The question of whether claimed medical care is reasonable and necessary is one of fact for the compensation judge. Hopp v. Grist Mill, 499 N.W. 2d 812, 48 W.C.D. 450 (Minn. 1993); Garcia v. Northern State Power Co., No. WC07-251 (WCCA Feb. 22, 2008). We conclude that the compensation judge’s determination here, based on testimony she found credible, is supported by substantial evidence and must be affirmed by this court. Hengemuhle v. Long Prairie Jaycees, 358 N.W. 2d 54, 37 W.C.D. 235 (Minn. 1984). Accordingly, we affirm the compensation judge’s determination that the employee’s continued pool therapy at CCC is reasonable and necessary.
The employer and insurer argue that even if pool therapy at CCC is reasonable, the compensation judge erred in finding the employee’s round trip mileage to be 29.3 miles, the mileage claimed by the employee. Extensive and conflicting evidence was submitted by the parties on this point.

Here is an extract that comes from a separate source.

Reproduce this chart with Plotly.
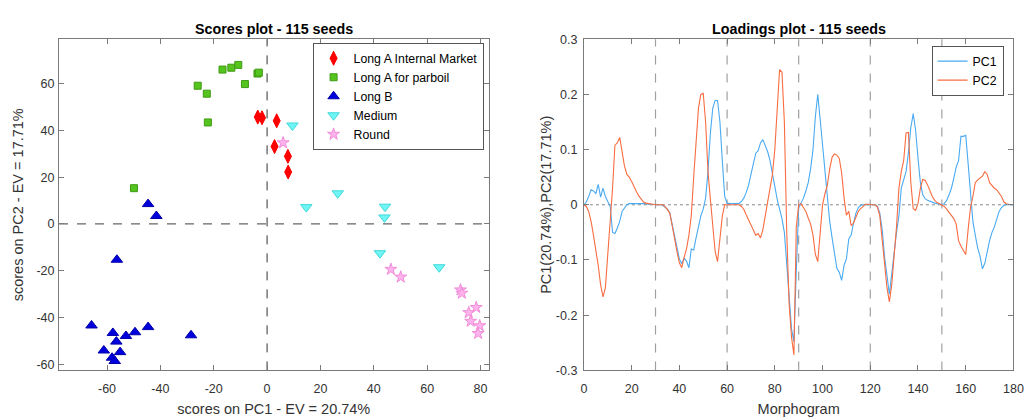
import plotly.graph_objects as go

# ---------------- Scores (PC1 vs PC2) ----------------
long_a_im_x = [-3.5, -1.9, 3.6, 2.8, 7.8, 7.9]
long_a_im_y = [45.7, 45.4, 44.1, 33.1, 28.9, 22.2]
parboil_x = [-26.0, -22.6, -22.2, -16.7, -13.4, -10.8, -8.3, -3.6, -3.1, -49.9]
parboil_y = [59.1, 55.7, 43.4, 66.0, 66.8, 68.0, 59.8, 64.3, 64.7, 15.3]
long_b_x = [-44.6, -41.5, -56.3, -65.8, -57.8, -56.5, -61.2, -58.1, -57.1, -55.1, -52.9, -49.5, -44.6, -28.5]
long_b_y = [8.5, 3.4, -15.3, -43.4, -46.6, -50.3, -54.1, -57.2, -58.6, -54.8, -47.9, -46.3, -44.1, -47.6]
medium_x = [9.5, 26.5, 14.7, 44.2, 44.0, 42.3, 64.5]
medium_y = [42.1, 13.1, 7.2, 7.4, 2.8, -12.5, -18.5]
round_x = [6.0, 46.4, 50.1, 72.5, 73.0, 75.6, 76.3, 78.4, 79.7, 79.1]
round_y = [34.7, -19.4, -22.7, -28.2, -29.6, -37.9, -41.6, -35.7, -43.5, -46.8]

score_xticks = [-60, -40, -20, 0, 20, 40, 60, 80]
score_yticks = [-60, -40, -20, 0, 20, 40, 60]

# ---------------- Loadings over the morphogram ----------------
morphogram = list(range(0, 181))
pc1 = [
    0.000, 0.005, 0.015, 0.027, 0.025, 0.020, 0.037, 0.014, 0.030, 0.015,
    0.006, -0.002, -0.050, -0.052, -0.042, -0.030, -0.012, -0.005, 0.000, 0.002,
    0.002, 0.003, 0.003, 0.003, 0.003, 0.002, 0.002, 0.001, 0.001, 0.000,
    0.000, 0.000, 0.000, -0.001, -0.004, -0.008, -0.015, -0.035, -0.060, -0.080,
    -0.098, -0.107, -0.097, -0.102, -0.114, -0.080, -0.082, -0.060, -0.040, -0.020,
    -0.008, 0.012, 0.060, 0.130, 0.175, 0.189, 0.189, 0.150, 0.080, 0.015,
    0.003, 0.002, 0.002, 0.002, 0.002, 0.002, 0.006, 0.012, 0.022, 0.035,
    0.055, 0.075, 0.093, 0.098, 0.112, 0.118, 0.108, 0.096, 0.080, 0.055,
    0.030, 0.010, -0.008, -0.025, -0.050, -0.100, -0.165, -0.225, -0.248, -0.120,
    -0.005, 0.003, 0.012, 0.025, 0.040, 0.065, 0.100, 0.160, 0.200, 0.155,
    0.105, 0.062, 0.015, -0.030, -0.060, -0.085, -0.115, -0.122, -0.137, -0.110,
    -0.098, -0.062, -0.055, -0.033, -0.015, -0.005, -0.001, 0.000, 0.000, 0.000,
    0.000, 0.000, 0.000, -0.003, -0.015, -0.045, -0.095, -0.128, -0.162, -0.125,
    -0.085, -0.050, -0.020, 0.030, 0.045, 0.060, 0.095, 0.140, 0.165, 0.135,
    0.085, 0.040, 0.018, 0.011, 0.008, 0.006, 0.004, 0.003, 0.002, 0.001,
    0.000, 0.002, 0.008, 0.018, 0.030, 0.048, 0.068, 0.080, 0.124, 0.124,
    0.126, 0.075, 0.015, -0.030, -0.055, -0.078, -0.093, -0.116, -0.106, -0.085,
    -0.065, -0.050, -0.040, -0.026, -0.012, -0.005, -0.001, 0.000, 0.000, 0.000,
    0.000,
]
pc2 = [
    0.000, -0.003, -0.012, -0.030, -0.055, -0.080, -0.110, -0.145, -0.167, -0.150,
    -0.090, -0.040, 0.030, 0.108, 0.112, 0.122, 0.095, 0.070, 0.055, 0.050,
    0.042, 0.032, 0.024, 0.016, 0.010, 0.005, 0.003, 0.002, 0.001, 0.000,
    0.000, 0.000, 0.000, 0.000, -0.003, -0.008, -0.015, -0.038, -0.065, -0.085,
    -0.105, -0.114, -0.095, -0.080, -0.055, -0.020, 0.050, 0.115, 0.175, 0.200,
    0.202, 0.150, 0.060, 0.010, -0.045, -0.085, -0.103, -0.065, -0.020, 0.000,
    0.000, 0.000, 0.000, 0.000, 0.000, 0.000, -0.003, -0.008, -0.018, -0.027,
    -0.035, -0.045, -0.055, -0.052, -0.060, -0.045, -0.020, 0.005, 0.025, 0.055,
    0.100, 0.170, 0.245, 0.240, 0.150, -0.050, -0.180, -0.240, -0.272, -0.040,
    0.000, 0.002, -0.004, -0.012, -0.024, -0.035, -0.055, -0.090, -0.103, -0.057,
    0.000, 0.020, 0.035, 0.065, 0.086, 0.092, 0.090, 0.084, 0.058, 0.013,
    -0.019, -0.012, -0.038, -0.033, -0.022, -0.012, -0.007, -0.002, 0.001, 0.001,
    0.000, 0.000, 0.000, -0.004, -0.020, -0.060, -0.110, -0.150, -0.176, -0.145,
    -0.092, -0.040, 0.030, 0.060, 0.080, 0.130, 0.131, 0.040, -0.007, -0.010,
    0.002, 0.030, 0.046, 0.044, 0.036, 0.025, 0.015, 0.008, 0.004, 0.002,
    0.000, -0.003, -0.008, -0.013, -0.018, -0.025, -0.035, -0.065, -0.075, -0.082,
    -0.090, -0.045, -0.005, 0.015, 0.040, 0.045, 0.048, 0.052, 0.060, 0.055,
    0.040, 0.034, 0.030, 0.027, 0.022, 0.015, 0.005, 0.002, 0.001, 0.000,
    0.000,
]
block_edges = [30, 60, 90, 120, 150]
load_xticks = [0, 20, 40, 60, 80, 100, 120, 140, 160, 180]
load_yticks = [-0.3, -0.2, -0.1, 0, 0.1, 0.2, 0.3]
load_yticktext = ["-0.3", "-0.2", "-0.1", "0", "0.1", "0.2", "0.3"]

FONT = "Liberation Sans, Arial, sans-serif"
TICK_COLOR = "#333333"
AXIS_COLOR = "#7a7a7a"

fig = go.Figure()

# scatter groups
groups = [
    ("Long A Internal Market", long_a_im_x, long_a_im_y, "diamond-tall", 10, "#ff0000", "#ff0000"),
    ("Long A for parboil", parboil_x, parboil_y, "square", 7, "#55c41e", "#3f9a14"),
    ("Long B", long_b_x, long_b_y, "triangle-up", 10, "#0000dd", "#0000aa"),
    ("Medium", medium_x, medium_y, "triangle-down", 10, "#6ff5f5", "#40d8d8"),
    ("Round", round_x, round_y, "star", 9, "#ffb3ec", "#f08cd8"),
]
for name, gx, gy, sym, size, fill, edge in groups:
    fig.add_trace(go.Scatter(
        x=gx, y=gy, mode="markers", name=name,
        marker=dict(symbol=sym, size=size, color=fill, line=dict(color=edge, width=1)),
        xaxis="x", yaxis="y", legend="legend",
    ))

fig.add_trace(go.Scatter(
    x=morphogram, y=pc1, mode="lines", name="PC1",
    line=dict(color="#4aaaf2", width=1.1),
    xaxis="x2", yaxis="y2", legend="legend2",
))
fig.add_trace(go.Scatter(
    x=morphogram, y=pc2, mode="lines", name="PC2",
    line=dict(color="#f86c40", width=1.1),
    xaxis="x2", yaxis="y2", legend="legend2",
))

shapes = [
    # zero reference lines on the scores plot
    dict(type="line", xref="x", yref="y domain", x0=0, x1=0, y0=0, y1=1,
         line=dict(color="#333333", width=1, dash="dash"), layer="below"),
    dict(type="line", xref="x domain", yref="y", x0=0, x1=1, y0=0, y1=0,
         line=dict(color="#666666", width=1.3, dash="dash"), layer="below"),
    # zero line on loadings plot
    dict(type="line", xref="x2 domain", yref="y2", x0=0, x1=1, y0=0, y1=0,
         line=dict(color="#888888", width=1, dash="dot"), layer="below"),
]
for edge_x in block_edges:
    shapes.append(dict(type="line", xref="x2", yref="y2 domain", x0=edge_x, x1=edge_x, y0=0, y1=1,
                       line=dict(color="#a0a0a0", width=1.2, dash="dash"), layer="below"))

axis_common = dict(
    showline=True, linecolor=AXIS_COLOR, linewidth=1, mirror="ticks",
    ticks="inside", ticklen=5, tickcolor=AXIS_COLOR, showgrid=False, zeroline=False,
    tickfont=dict(family=FONT, size=12.5, color=TICK_COLOR),
)
TITLE_FONT = dict(size=14.5, family=FONT, color=TICK_COLOR)

W, H = 1035, 417
fig.update_layout(
    width=W, height=H,
    margin=dict(l=0, r=0, t=0, b=0),
    paper_bgcolor="white", plot_bgcolor="white",
    font=dict(family=FONT, color=TICK_COLOR),
    shapes=shapes,
    xaxis=dict(domain=[56.7 / W, 491.7 / W], range=[-78, 83], tickvals=score_xticks,
               ticktext=[str(v) for v in score_xticks], ticklabelstandoff=7,
               title=dict(text="scores on PC1 - EV = 20.74%", font=TITLE_FONT, standoff=8),
               anchor="y", **axis_common),
    yaxis=dict(domain=[1 - 376 / H, 1 - 33.3 / H], range=[-62.6, 79], tickvals=score_yticks,
               ticktext=[str(v) for v in score_yticks], ticklabelstandoff=1,
               title=dict(text="scores on PC2 - EV = 17.71%", font=TITLE_FONT, standoff=9),
               anchor="x", **axis_common),
    xaxis2=dict(domain=[588.3 / W, 1023.3 / W], range=[0, 180], tickvals=load_xticks,
                ticktext=[str(v) for v in load_xticks], ticklabelstandoff=7,
                title=dict(text="Morphogram", font=TITLE_FONT, standoff=8),
                anchor="y2", **axis_common),
    yaxis2=dict(domain=[1 - 376 / H, 1 - 33.3 / H], range=[-0.3, 0.3], tickvals=load_yticks,
                ticktext=load_yticktext, ticklabelstandoff=3,
                title=dict(text="PC1(20.74%),PC2(17.71%)", font=TITLE_FONT, standoff=0),
                anchor="x2", **axis_common),
    legend=dict(x=486.7 / W, y=1 - 37 / H, xanchor="right", yanchor="top",
                bordercolor="#555555", borderwidth=1, bgcolor="white",
                font=dict(family=FONT, size=12.3, color="#000000"), tracegroupgap=0),
    legend2=dict(x=1013.3 / W, y=1 - 40 / H, xanchor="right", yanchor="top",
                 bordercolor="#555555", borderwidth=1, bgcolor="white",
                 font=dict(family=FONT, size=12.3, color="#000000")),
    annotations=[
        dict(text="<b>Scores plot - 115 seeds</b>", x=(56.7 + 491.7) / 2 / W, y=1 - 22.5 / H,
             xref="paper", yref="paper", showarrow=False, xanchor="center", yanchor="middle",
             font=dict(family=FONT, size=14.3, color="#000000")),
        dict(text="<b>Loadings plot - 115 seeds</b>", x=(588.3 + 1023.3) / 2 / W, y=1 - 22.5 / H,
             xref="paper", yref="paper", showarrow=False, xanchor="center", yanchor="middle",
             font=dict(family=FONT, size=14.3, color="#000000")),
    ],
)

fig.write_html("out.html")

The employee testified on direct examination and cross-examination as to the route she took, the reasons for the routes she took, and whether she failed to take the shortest route to and from the CCC from her house. The QRC testified that she had reviewed MapQuest and had found a mileage of 32.34 miles. Ms Larson testified in her deposition that the round trip mileage she arrived at in driving from the employee’s house to the CCC was 27.6 miles. The employer and insurer introduced into evidence a map from MapQuest that indicated round trip mileage of 28.44. Given the conflicting evidence on this issue, we are unable to conclude the compensation erred in accepting the employee’s testimony and the determination on this question is affirmed.
Finally, the employer and insurer have appealed the compensations judge’s award of $149.43 in penalties for late payment of mileage reimbursement for the period of March 28, 2011, through October 17, 2011. The employer and insurer argue that the compensation judge failed to apply a credit that the employer and insurer had for an overpayment of mileage reimbursement up to March 26, 2011. The claimed overpayment, however, is based on the use of 6.5 miles as the appropriate round trip mileage by the employer and insurer. If the round trip mileage is 29.3 miles, as found by the compensation judge, there was no overpayment of mileage. We find substantial evidence supports the compensation judge’s award of a penalty.
The employee cross appealed the compensation judge’s award of contingent attorney fees and claimed that a Roraff fee should have been awarded. The employer and insurer do not disagree. Accordingly, we vacate the compensation judge’s award of a contingent attorney fee and remand to the compensation judge for consideration of Roraff fees.
 Roraff v. State, Dep’t of Transp., 288 N.W. 2d 15, 32 W.C.D. 297 (Minn. 1980).